We did however, along with the regional powers, have an influence and some control over the external dynamic. If our own ideology and limited thinking has helped produce this result, then I think we do bear some responsibility for it, and at a minimum owe it to ourselves and to history to learn that when facing an authoritarian and cultish state, isolation and threats will merely serve to ramp up the repression and paranoia.
We have known since the days of the Eastern Pennsylvania State Prison the effects of isolation on individuals where the authorities had such absolute control, and its effect in cults and small groups should have been apparent even to the densest politicians after Jonestown and Waco. I just can’t think offhand of such an extreme and large-scale historical example as NK (and maybe there just isn’t one), but lesser degrees of isolation and tyranny all across the globe certainly have ended with trade and interaction.

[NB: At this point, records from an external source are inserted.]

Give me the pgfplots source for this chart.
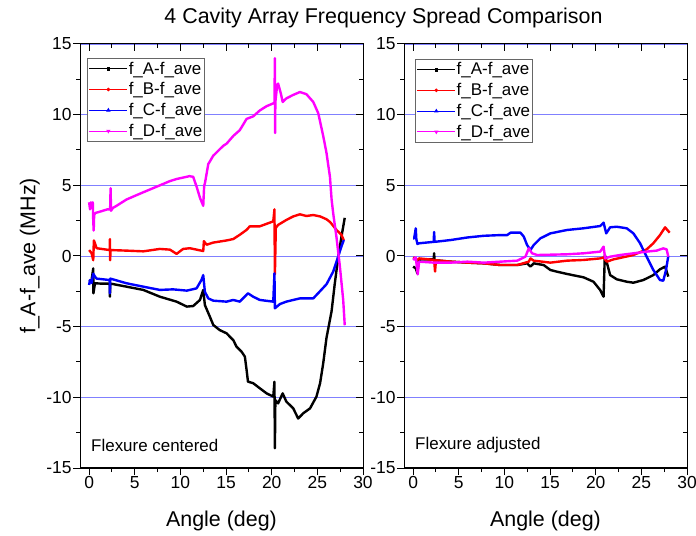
\documentclass[border=0pt]{standalone}
\usepackage{pgfplots}
\pgfplotsset{compat=1.18}
\usepackage{fontspec}
\setmainfont{Liberation Sans}
\definecolor{gridblue}{rgb}{0.5,0.5,1}
\definecolor{mag}{rgb}{1,0,1}
\pgfplotsset{
  base/.style={
    scale only axis, width=283bp, height=424bp,
    xmin=-1, xmax=30, ymin=-15, ymax=15,
    xtick={0,5,...,30}, ytick={-15,-10,...,15},
    minor x tick num=1, minor y tick num=1,
    major tick length=7bp, minor tick length=4bp,
    axis line style={line width=1bp},
    every tick/.style={black, line width=1bp},
    /pgf/number format/assume math mode=true,
  },
  main/.style={
    base,
    xtick pos=left, ytick pos=left, tick align=outside,
    ymajorgrids, major grid style={gridblue, line width=0.8bp},
    tick label style={font=\fontsize{17.5}{20}\selectfont, inner sep=1.2bp},
    xlabel style={font=\fontsize{21.5}{25}\selectfont, at={(axis description cs:0.5,-0.125)}, anchor=center},
    ylabel style={font=\fontsize{21.5}{25}\selectfont, at={(axis description cs:-0.177,0.5)}, anchor=center},
    xlabel={Angle (deg)},
    legend style={anchor=north west, draw=black!60, line width=0.8bp,
      font=\fontsize{17}{19}\selectfont, inner xsep=1.5bp, inner ysep=2.5bp,
      row sep=5bp, nodes={inner sep=1bp}},
    legend cell align=left,
    legend image code/.code={\draw[mark repeat=2,mark phase=2,##1] plot coordinates {(0bp,0bp) (19bp,0bp) (38bp,0bp)};},
  },
  mirror/.style={
    base,
    xtick pos=right, ytick pos=right, tick align=inside,
    xticklabels={}, yticklabels={},
  },
  sA/.style={black, line width=2.4bp, line join=round},
  sB/.style={red, line width=2.4bp, line join=round},
  sC/.style={blue, line width=2.4bp, line join=round},
  sD/.style={mag, line width=2.4bp, line join=round},
}
\newcommand{\legimgs}{%
  \addlegendimage{black, line width=0.8bp, mark=square*, mark size=1.3bp}
  \addlegendentry{f\_A-f\_ave}
  \addlegendimage{red, line width=0.8bp, mark=*, mark size=1.4bp}
  \addlegendentry{f\_B-f\_ave}
  \addlegendimage{blue, line width=0.8bp, mark=triangle*, mark size=1.7bp}
  \addlegendentry{f\_C-f\_ave}
  \addlegendimage{mag, line width=0.8bp, mark=triangle*, mark size=1.7bp, mark options={rotate=180}}
  \addlegendentry{f\_D-f\_ave}}
\begin{document}
\begin{tikzpicture}
\useasboundingbox (0,0) rectangle (696bp,536bp);
% ---------- left panel ----------
\begin{axis}[main, at={(80bp,68bp)}, anchor=south west,
  ylabel={f\_A-f\_ave (MHz)},
  legend style={at={(axis description cs:0.025,0.967)}}]
\legimgs
\addplot[sA, forget plot] coordinates {(0.0,-1.8) (0.27,-1.7) (0.45,-0.88) (0.47,-2.64) (0.64,-1.93) (1.2,-1.95) (2.25,-1.95) (2.28,-2.88) (2.32,-1.95) (4.1,-2.17) (5.93,-2.4) (7.75,-2.88) (9.58,-3.23) (10.7,-3.58) (11.4,-3.54) (12.14,-3.11) (12.5,-2.4) (12.68,-3.47) (13.23,-4.3) (13.6,-4.88) (14.3,-5.24) (15.06,-5.47) (15.4,-5.7) (15.79,-5.95) (16.15,-6.42) (16.7,-6.77) (17.06,-7.12) (17.25,-8.07) (17.4,-8.89) (17.97,-9.0) (18.7,-9.36) (19.44,-9.72) (20.17,-9.95) (20.3,-8.9) (20.35,-13.6) (20.4,-10.2) (20.7,-10.43) (21.2,-9.72) (21.6,-10.3) (22.36,-10.78) (22.9,-11.5) (23.45,-11.13) (24.2,-10.78) (24.9,-9.95) (25.3,-9.0) (25.64,-7.6) (26.0,-5.8) (26.56,-3.9) (26.9,-2.0) (27.3,0.0) (27.65,1.4) (28.0,2.7)};
\addplot[sB, forget plot] coordinates {(0.0,0.42) (0.27,0.2) (0.45,-0.3) (0.52,1.1) (0.64,0.9) (0.82,0.55) (2.25,0.42) (2.28,1.2) (2.3,-0.3) (2.35,0.42) (4.1,0.38) (5.93,0.33) (7.75,0.5) (8.85,0.45) (9.58,0.15) (10.3,0.5) (11.04,0.55) (12.14,0.4) (12.5,0.35) (12.57,1.05) (12.87,0.8) (13.6,0.95) (15.06,1.1) (15.79,1.2) (16.5,1.5) (17.25,1.85) (17.6,2.1) (18.7,2.1) (20.17,2.45) (20.3,3.3) (20.35,-1.3) (20.45,2.0) (20.7,2.2) (21.6,2.55) (22.36,2.8) (23.09,2.95) (23.8,2.83) (24.55,2.9) (25.3,2.8) (26.0,2.6) (26.4,2.4) (27.1,1.84) (27.65,1.49) (27.9,1.1)};
\addplot[sC, forget plot] coordinates {(0.0,-2.05) (0.09,-1.7) (0.27,-1.9) (0.45,-1.25) (0.64,-1.46) (0.82,-1.6) (2.25,-1.7) (2.28,-2.64) (2.32,-1.6) (4.1,-1.93) (5.93,-2.17) (7.75,-2.4) (9.2,-2.36) (10.7,-2.45) (11.77,-2.29) (12.3,-1.7) (12.5,-1.35) (12.68,-2.53) (13.05,-3.0) (13.6,-3.16) (15.06,-3.23) (15.79,-3.11) (16.5,-3.23) (17.4,-2.64) (17.97,-2.88) (18.7,-3.11) (20.17,-3.23) (20.3,-1.23) (20.35,-3.7) (20.9,-3.4) (21.6,-3.23) (22.36,-3.11) (23.09,-3.0) (24.55,-3.0) (25.28,-2.5) (26.0,-2.0) (26.74,-1.1) (27.3,0.0) (27.65,0.7) (27.9,1.13)};
\addplot[sD, forget plot] coordinates {(0.0,3.8) (0.1,3.3) (0.2,3.8) (0.3,3.4) (0.4,3.8) (0.45,2.5) (0.5,1.8) (0.55,2.9) (0.7,3.05) (1.0,3.1) (1.5,3.2) (2.0,3.3) (2.3,3.3) (2.35,4.8) (2.4,3.2) (2.6,3.4) (3.0,3.55) (4.1,4.0) (5.9,4.5) (7.75,5.0) (8.85,5.3) (9.6,5.45) (11.0,5.65) (11.4,5.6) (11.8,4.85) (12.15,4.1) (12.5,3.55) (12.6,4.95) (12.7,5.2) (13.05,6.5) (13.6,7.1) (14.7,7.8) (15.06,7.95) (15.8,8.5) (16.5,8.9) (17.25,9.7) (17.97,9.88) (18.7,10.3) (19.44,10.6) (20.17,10.8) (20.3,10.85) (20.35,14.0) (20.37,8.7) (20.4,10.9) (20.6,12.1) (20.7,12.2) (21.0,11.5) (21.2,10.9) (21.6,11.15) (22.36,11.4) (23.09,11.6) (23.8,11.45) (24.55,10.9) (25.1,10.1) (25.64,8.5) (26.0,7.3) (26.38,5.6) (26.56,4.0) (26.74,3.0) (27.1,1.3) (27.47,-0.75) (27.83,-3.1) (28.0,-4.9)};
\node[anchor=west, font=\fontsize{17}{20}\selectfont, inner sep=0pt] at (axis description cs:0.039,0.054) {Flexure centered};
\end{axis}
\begin{axis}[mirror, at={(80bp,68bp)}, anchor=south west]
\addplot[draw=none] coordinates {(0,0)};
\end{axis}
% ---------- right panel ----------
\begin{axis}[main, at={(404bp,68bp)}, anchor=south west,
  legend style={at={(axis description cs:0.039,0.965)}}]
\legimgs
\addplot[sA, forget plot] coordinates {(0.0,-0.75) (0.29,-0.87) (0.47,-1.23) (0.6,-0.3) (0.84,-0.24) (2.25,-0.24) (2.3,0.19) (2.35,-0.3) (4.12,-0.4) (5.94,-0.47) (7.75,-0.52) (9.57,-0.64) (11.4,-0.64) (12.48,-0.52) (12.85,-0.75) (13.21,-0.52) (14.3,-0.64) (15.03,-0.99) (15.76,-1.11) (16.85,-1.27) (18.67,-1.51) (19.76,-1.82) (20.49,-2.41) (20.86,-2.88) (21.0,0.07) (21.58,-1.35) (22.31,-1.65) (23.4,-1.82) (24.13,-1.89) (25.22,-1.7) (26.31,-1.35) (27.04,-0.94) (27.6,-0.75) (27.95,-1.46)};
\addplot[sB, forget plot] coordinates {(0.0,-0.09) (0.47,-0.28) (0.66,-0.17) (2.3,-0.28) (2.4,-1.1) (2.5,-0.3) (4.12,-0.4) (5.94,-0.47) (7.75,-0.52) (9.57,-0.64) (11.4,-0.64) (12.67,-0.4) (12.85,-0.17) (13.21,-0.33) (15.03,-0.47) (16.85,-0.33) (18.67,-0.28) (20.49,-0.17) (20.86,-0.1) (21.22,-0.4) (21.94,-0.24) (24.13,0.07) (25.58,0.47) (26.31,0.9) (27.04,1.48) (27.6,2.03) (28.1,1.65)};
\addplot[sC, forget plot] coordinates {(0.0,1.25) (0.11,1.25) (0.29,1.96) (0.35,1.2) (0.47,0.85) (0.66,0.9) (2.25,1.0) (2.3,1.7) (2.35,1.0) (4.12,1.13) (5.94,1.31) (7.75,1.43) (9.57,1.48) (10.3,1.48) (10.67,1.65) (11.76,1.65) (12.12,1.37) (12.48,0.78) (12.85,0.42) (13.21,0.78) (13.94,1.25) (15.03,1.6) (16.85,1.84) (18.67,1.96) (20.49,2.12) (20.86,2.36) (21.15,1.6) (21.58,2.03) (22.31,2.07) (23.4,1.96) (24.13,1.6) (24.86,0.9) (25.58,-0.05) (26.31,-0.99) (27.04,-1.7) (27.4,-1.75) (27.7,-1.0) (27.95,0.0)};
\addplot[sD, forget plot] coordinates {(0.0,-0.28) (0.29,-0.1) (0.5,-1.3) (0.66,-0.4) (2.3,-0.47) (4.12,-0.47) (5.94,-0.4) (7.75,-0.47) (9.57,-0.4) (11.4,-0.33) (12.3,-0.05) (12.67,0.54) (13.03,0.19) (13.58,0.07) (16.85,0.12) (18.67,0.19) (20.49,0.31) (20.86,0.66) (21.04,-0.17) (21.58,-0.05) (22.67,0.07) (24.13,0.19) (25.58,0.31) (26.67,0.38) (27.4,0.54) (27.77,0.47) (27.95,-0.05)};
\node[anchor=west, font=\fontsize{17}{20}\selectfont, inner sep=0pt] at (axis description cs:0.039,0.054) {Flexure adjusted};
\end{axis}
\begin{axis}[mirror, at={(404bp,68bp)}, anchor=south west]
\addplot[draw=none] coordinates {(0,0)};
\end{axis}
\node[font=\fontsize{21.5}{25}\selectfont] at (383.5bp,518bp) {4 Cavity Array Frequency Spread Comparison};
\end{tikzpicture}
\end{document}
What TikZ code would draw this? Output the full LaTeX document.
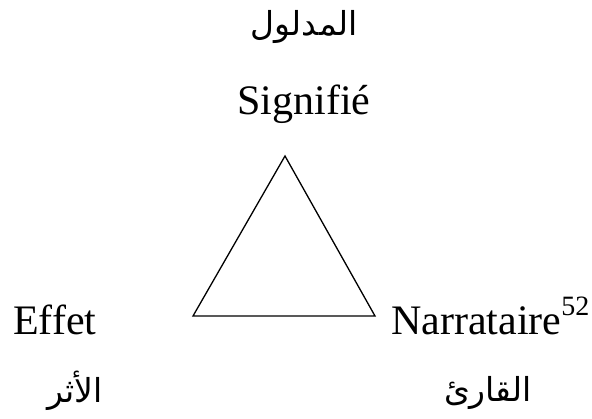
\documentclass[tikz,border=0pt]{standalone}
\usepackage{fontspec}
\usepackage{tikz}
\setmainfont{Liberation Serif}
\newfontfamily\arabicfont[Script=Arabic]{DejaVu Sans}
\TeXXeTstate=1
\newcommand{\termfont}{\fontsize{42}{48}\selectfont}
\newcommand{\arfont}{\arabicfont\fontsize{33}{40}\selectfont}
\newcommand{\notenum}[1]{\raisebox{19pt}{\fontsize{28}{30}\selectfont #1}}

\tikzset{
  term/.style={inner sep=0pt, font=\termfont},
  arterm/.style={inner sep=0pt, font=\arfont},
  side/.style={line width=1.3pt, line join=miter}
}

\begin{document}
\begin{tikzpicture}[x=1pt, y=-1pt]
\useasboundingbox (0,0) rectangle (592,419);
% top corner
\node[arterm] (sigar) at (304,27) {\beginR المدلول\endR};
\node[term, anchor=base] (sig) at (304,115) {Signifié};
% left and right corners
\node[term, anchor=base west] (eff) at (13,335) {Effet};
\node[term, anchor=base west] (nar) at (391,335) {Narrataire\notenum{52}};
\node[arterm] (effar) at (75,391) {\beginR الأثر\endR};
\node[arterm] (narar) at (488,393) {\beginR القارئ\endR};
% triangle
\coordinate (apex) at (285,156);
\coordinate (bl) at (193,316);
\coordinate (br) at (375,316);
\draw[side] (apex) -- (br) -- (bl) -- cycle;
\end{tikzpicture}
\end{document}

Since 2003 especially, I’ve watched the modern EU expansion, and though I won't be placed in the position of apologist for them, there is something different about it, as it begins with an impossible conflict, then moves to some mutually beneficial trade, cultural, and scientific exchanges, grows some wealth, and leads to an invitation to join based not only on economic principles, but ones of social justice and human rights as well. Don't forget that these are countries and ethnic groups that have spent centuries as sworn enemies. Maybe it’s only remarkable because it stood in such sharp contrast to the bush policies of bullyboy coercion, breaking things, and shooting the place up. But it has worked to date, hold your breath.
There was a point after 1991 when among the few remaining fully communist states were the DPRK, Cuba, and Vietnam -each an abandoned client state that the US had been in military conflict with: one isolated, one with some European and regional trade, and one that opened trade to the world and took on a mixed economy. Different dynamic, different results.